The first step in the performance of this duty is the inquiry whether the record is properly before the Court.

It is certified by the clerk of the Court which pronounced the judgment of condemnation under which the plaintiff in error is imprisoned, and is also authenticated by the seal of the Court. It is returned with, and annexed to, a writ of error issued in regular form, the citation being signed by one of the Associate Justices of the Supreme Court, and served on the Governor and Attorney General of the State more than thirty days before the commencement of the term to which the writ of error was returnable.

The Judicial act,[1 ] so far as it prescribes the mode of proceeding, appears to have been literally pursued.

In February, 1797, a rule[2 ] was made on this subject, in the following words: "It is ordered by the Court, that the clerk of the Court to which any writ of error shall be directed, may make return of the same by transmitting a true copy of the record, and of all proceedings in the same, under his hand and the seal of the Court."

This has been done.
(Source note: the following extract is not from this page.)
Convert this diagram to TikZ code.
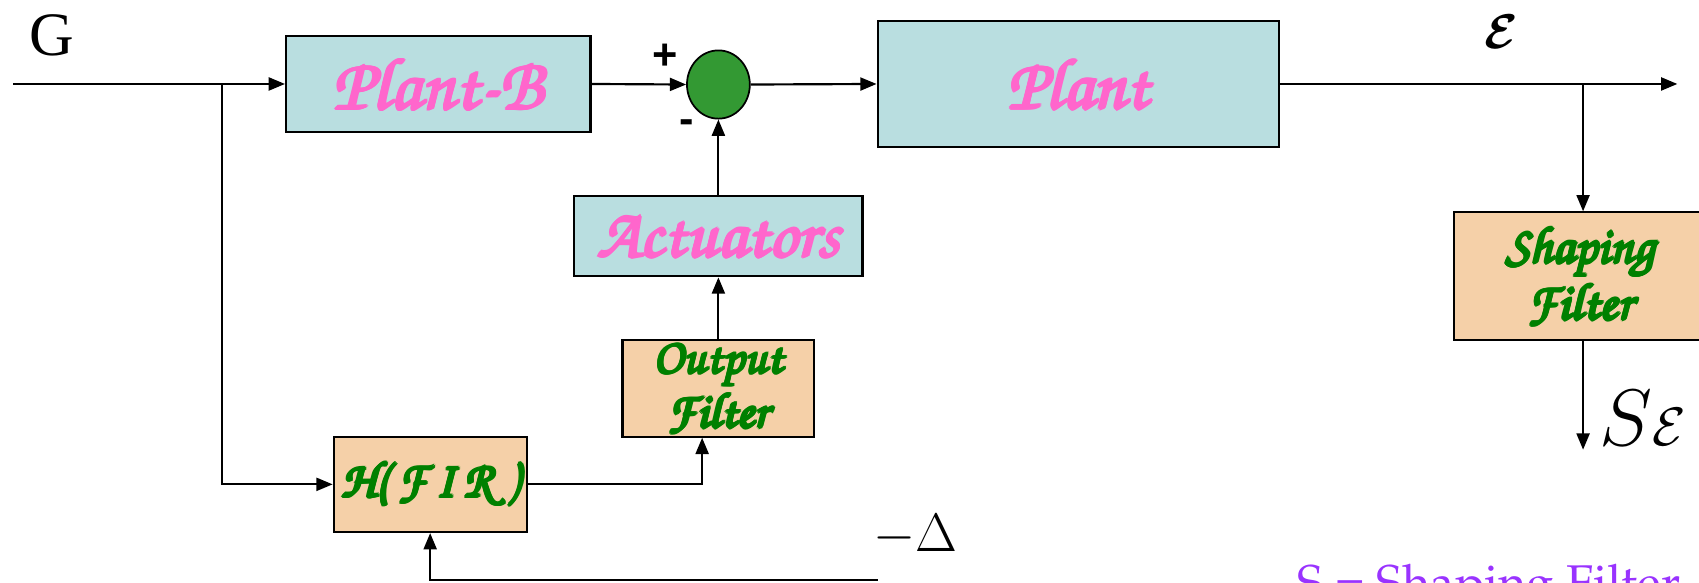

But the signature of the Judge has not been added to that of the Clerk. The law does not require it. The rule does not require it.

In the case of Martin vs. Hunter's lessee,[3 ] an exception was taken to the return of the refusal of the State Court to enter a prior judgment of reversal by this Court, because it was not made by the Judge of the State Court to which the writ was directed; but the exception was overruled, and the return was held sufficient. In Buel vs. Van Ness,[4 ] also a writ of error to a State Court, the record was authenticated in the same manner. No exception was taken to it. These were civil cases. But it has been truly said at the bar, that, in regard to this process, the law makes no distinction between a criminal and civil case. The same return is required in both. If the sanction of the Court could be necessary for the establishment of this position, it has been silently given.

McCulloch vs. the State of Maryland,[5 ] was a qui tam action, brought to recover a penalty, and the record was authenticated by the seal of the Court and the signature of the Clerk, without that of a Judge. Brown et al. vs. the State of Maryland, was an indictment for a fine and forfeiture. The record in this case, too, was authenticated by the seal of the Court and the certificate of the Clerk. The practice is both ways.

The record, then, according to the Judiciary act, and the rule and the practice of the Court, is regularly before us. The more important inquiry is, does it exhibit a case cognizable by this tribunal?